--- Exercise goal ---
Lift out all lines below that contain "matplotlib".

--- Dataset entries ---

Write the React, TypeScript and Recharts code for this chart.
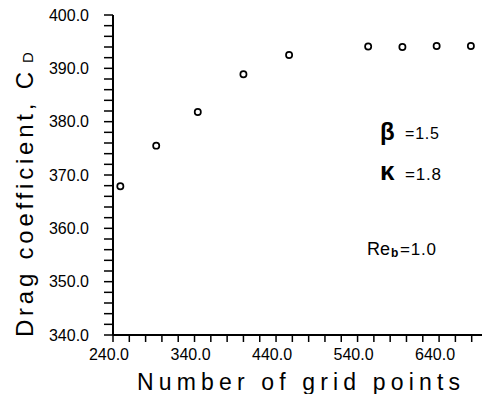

...

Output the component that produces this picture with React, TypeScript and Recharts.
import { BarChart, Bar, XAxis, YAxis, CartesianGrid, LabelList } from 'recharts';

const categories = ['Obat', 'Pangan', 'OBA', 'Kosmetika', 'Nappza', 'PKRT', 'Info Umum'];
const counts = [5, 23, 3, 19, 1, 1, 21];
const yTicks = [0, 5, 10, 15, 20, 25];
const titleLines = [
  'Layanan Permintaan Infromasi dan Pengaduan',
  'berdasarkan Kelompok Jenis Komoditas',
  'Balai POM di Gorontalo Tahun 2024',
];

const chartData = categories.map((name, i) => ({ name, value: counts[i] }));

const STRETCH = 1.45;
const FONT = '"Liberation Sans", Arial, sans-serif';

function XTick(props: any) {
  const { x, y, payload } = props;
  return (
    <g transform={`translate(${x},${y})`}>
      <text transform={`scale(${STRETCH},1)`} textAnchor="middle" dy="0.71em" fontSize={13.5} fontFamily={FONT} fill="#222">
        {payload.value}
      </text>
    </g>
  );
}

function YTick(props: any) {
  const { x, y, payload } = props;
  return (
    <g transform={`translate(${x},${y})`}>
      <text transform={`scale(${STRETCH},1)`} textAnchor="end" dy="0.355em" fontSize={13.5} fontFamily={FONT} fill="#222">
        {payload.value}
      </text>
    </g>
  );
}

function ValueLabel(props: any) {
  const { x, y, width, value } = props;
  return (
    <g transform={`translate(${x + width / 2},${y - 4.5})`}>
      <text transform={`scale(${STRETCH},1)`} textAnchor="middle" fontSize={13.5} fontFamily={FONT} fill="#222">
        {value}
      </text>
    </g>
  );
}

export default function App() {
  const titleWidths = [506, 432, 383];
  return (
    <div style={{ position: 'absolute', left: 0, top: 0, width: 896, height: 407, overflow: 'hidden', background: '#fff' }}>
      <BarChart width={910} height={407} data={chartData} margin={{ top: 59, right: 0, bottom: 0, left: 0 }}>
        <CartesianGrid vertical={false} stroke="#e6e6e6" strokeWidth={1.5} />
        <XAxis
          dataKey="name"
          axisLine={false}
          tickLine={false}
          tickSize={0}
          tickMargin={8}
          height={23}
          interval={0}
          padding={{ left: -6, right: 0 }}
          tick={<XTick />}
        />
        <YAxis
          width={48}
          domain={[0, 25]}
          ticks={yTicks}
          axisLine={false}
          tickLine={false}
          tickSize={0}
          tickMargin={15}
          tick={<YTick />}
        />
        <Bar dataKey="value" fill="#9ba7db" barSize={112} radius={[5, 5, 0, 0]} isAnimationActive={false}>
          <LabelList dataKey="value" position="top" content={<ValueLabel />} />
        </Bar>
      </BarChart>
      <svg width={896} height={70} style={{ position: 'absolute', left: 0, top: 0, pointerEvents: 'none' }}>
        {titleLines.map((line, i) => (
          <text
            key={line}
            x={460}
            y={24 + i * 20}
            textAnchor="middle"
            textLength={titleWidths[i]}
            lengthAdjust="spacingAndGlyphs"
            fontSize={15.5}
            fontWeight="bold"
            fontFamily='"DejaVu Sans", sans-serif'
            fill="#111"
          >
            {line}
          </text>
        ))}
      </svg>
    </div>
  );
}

...

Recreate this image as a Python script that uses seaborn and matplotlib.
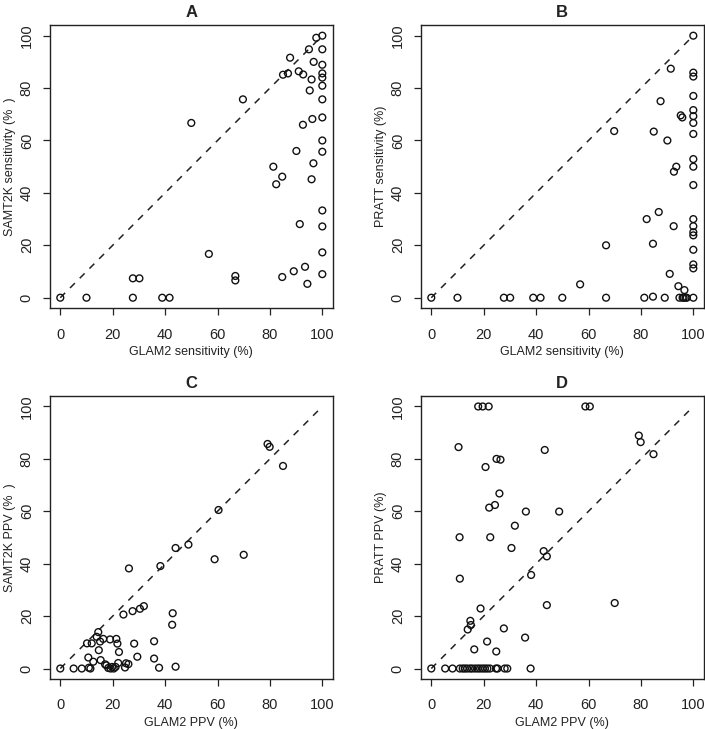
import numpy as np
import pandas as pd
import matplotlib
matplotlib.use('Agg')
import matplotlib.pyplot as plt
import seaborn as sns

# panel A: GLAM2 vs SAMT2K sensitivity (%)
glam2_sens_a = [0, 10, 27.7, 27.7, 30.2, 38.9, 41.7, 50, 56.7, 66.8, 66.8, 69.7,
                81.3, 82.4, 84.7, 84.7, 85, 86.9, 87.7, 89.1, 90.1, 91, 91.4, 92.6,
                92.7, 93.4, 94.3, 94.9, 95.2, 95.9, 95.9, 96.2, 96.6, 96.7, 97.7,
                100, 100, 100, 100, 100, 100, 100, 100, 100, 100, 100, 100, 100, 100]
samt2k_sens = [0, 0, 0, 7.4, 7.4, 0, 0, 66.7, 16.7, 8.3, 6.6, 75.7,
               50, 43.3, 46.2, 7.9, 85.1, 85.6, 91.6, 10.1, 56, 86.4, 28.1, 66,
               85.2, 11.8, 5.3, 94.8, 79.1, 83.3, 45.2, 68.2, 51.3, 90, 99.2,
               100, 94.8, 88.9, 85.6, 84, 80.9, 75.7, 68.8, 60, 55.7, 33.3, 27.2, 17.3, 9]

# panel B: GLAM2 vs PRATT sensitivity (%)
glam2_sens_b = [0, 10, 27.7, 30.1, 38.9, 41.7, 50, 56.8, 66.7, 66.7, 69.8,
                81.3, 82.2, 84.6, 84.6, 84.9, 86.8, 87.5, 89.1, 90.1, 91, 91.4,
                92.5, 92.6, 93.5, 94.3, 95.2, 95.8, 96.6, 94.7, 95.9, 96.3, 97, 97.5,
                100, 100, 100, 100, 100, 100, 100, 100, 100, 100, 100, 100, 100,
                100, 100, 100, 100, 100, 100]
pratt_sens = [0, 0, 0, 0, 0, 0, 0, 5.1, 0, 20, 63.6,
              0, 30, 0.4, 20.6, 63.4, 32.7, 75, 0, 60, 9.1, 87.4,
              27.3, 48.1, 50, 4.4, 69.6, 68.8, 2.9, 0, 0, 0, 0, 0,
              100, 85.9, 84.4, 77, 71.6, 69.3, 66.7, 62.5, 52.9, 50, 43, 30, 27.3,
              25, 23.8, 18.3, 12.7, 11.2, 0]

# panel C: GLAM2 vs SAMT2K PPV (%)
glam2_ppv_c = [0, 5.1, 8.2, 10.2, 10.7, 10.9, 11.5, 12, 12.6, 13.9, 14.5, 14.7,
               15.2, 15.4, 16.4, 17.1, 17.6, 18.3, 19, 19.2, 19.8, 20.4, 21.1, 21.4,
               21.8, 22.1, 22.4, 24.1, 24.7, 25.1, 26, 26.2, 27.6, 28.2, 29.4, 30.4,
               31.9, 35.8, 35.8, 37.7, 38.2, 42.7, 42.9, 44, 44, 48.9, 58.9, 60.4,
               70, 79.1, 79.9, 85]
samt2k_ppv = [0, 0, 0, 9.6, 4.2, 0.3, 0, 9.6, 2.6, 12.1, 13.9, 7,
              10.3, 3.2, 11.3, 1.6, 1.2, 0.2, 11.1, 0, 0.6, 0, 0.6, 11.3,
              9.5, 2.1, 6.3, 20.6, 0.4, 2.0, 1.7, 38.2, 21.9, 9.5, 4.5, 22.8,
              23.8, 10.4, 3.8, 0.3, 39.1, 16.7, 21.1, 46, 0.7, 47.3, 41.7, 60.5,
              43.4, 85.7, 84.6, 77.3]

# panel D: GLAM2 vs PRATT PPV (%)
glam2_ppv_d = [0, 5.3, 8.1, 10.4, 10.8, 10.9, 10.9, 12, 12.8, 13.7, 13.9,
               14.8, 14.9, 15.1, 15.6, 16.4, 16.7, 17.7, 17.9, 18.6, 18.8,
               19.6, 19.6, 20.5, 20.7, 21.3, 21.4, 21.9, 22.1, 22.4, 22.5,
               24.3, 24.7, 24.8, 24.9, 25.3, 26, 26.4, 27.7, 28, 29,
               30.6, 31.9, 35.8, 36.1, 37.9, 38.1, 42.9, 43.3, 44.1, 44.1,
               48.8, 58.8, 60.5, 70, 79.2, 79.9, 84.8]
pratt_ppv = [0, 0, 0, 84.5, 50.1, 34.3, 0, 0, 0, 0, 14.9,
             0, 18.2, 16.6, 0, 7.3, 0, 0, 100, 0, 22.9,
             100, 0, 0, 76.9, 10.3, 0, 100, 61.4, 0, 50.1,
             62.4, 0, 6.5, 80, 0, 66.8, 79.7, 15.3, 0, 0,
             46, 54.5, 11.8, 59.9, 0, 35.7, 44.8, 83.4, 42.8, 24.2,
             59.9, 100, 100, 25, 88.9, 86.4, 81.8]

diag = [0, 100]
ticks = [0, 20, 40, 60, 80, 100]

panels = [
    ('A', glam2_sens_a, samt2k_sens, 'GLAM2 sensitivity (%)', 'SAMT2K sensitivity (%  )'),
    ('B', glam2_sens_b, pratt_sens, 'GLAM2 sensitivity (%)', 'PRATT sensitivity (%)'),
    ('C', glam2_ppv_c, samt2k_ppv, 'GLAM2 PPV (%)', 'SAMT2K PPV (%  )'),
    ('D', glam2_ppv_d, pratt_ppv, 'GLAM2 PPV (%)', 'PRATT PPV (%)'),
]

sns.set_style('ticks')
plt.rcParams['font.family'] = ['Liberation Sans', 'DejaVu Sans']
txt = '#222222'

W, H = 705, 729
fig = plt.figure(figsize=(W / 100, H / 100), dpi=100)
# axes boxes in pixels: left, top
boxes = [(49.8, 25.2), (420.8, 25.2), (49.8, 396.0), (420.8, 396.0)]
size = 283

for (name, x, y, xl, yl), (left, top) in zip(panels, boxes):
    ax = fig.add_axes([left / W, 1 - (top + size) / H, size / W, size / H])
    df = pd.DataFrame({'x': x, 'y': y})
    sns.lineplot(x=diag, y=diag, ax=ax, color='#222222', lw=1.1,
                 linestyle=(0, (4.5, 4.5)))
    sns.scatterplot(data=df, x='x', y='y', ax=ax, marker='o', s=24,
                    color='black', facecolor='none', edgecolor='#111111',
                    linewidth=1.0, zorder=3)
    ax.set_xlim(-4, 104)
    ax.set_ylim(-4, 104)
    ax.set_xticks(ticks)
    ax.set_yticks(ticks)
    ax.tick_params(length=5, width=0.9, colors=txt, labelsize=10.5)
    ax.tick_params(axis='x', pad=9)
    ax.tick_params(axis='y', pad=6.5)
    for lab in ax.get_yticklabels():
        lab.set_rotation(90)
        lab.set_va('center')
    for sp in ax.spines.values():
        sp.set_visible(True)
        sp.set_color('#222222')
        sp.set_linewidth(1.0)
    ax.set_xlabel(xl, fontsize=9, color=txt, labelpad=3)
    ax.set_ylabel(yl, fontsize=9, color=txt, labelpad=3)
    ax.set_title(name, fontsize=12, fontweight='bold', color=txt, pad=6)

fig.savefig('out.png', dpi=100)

--- Answer to this problem ---
Recreate this image as a Python script that uses seaborn and matplotlib.
import matplotlib
matplotlib.use('Agg')
import matplotlib.pyplot as plt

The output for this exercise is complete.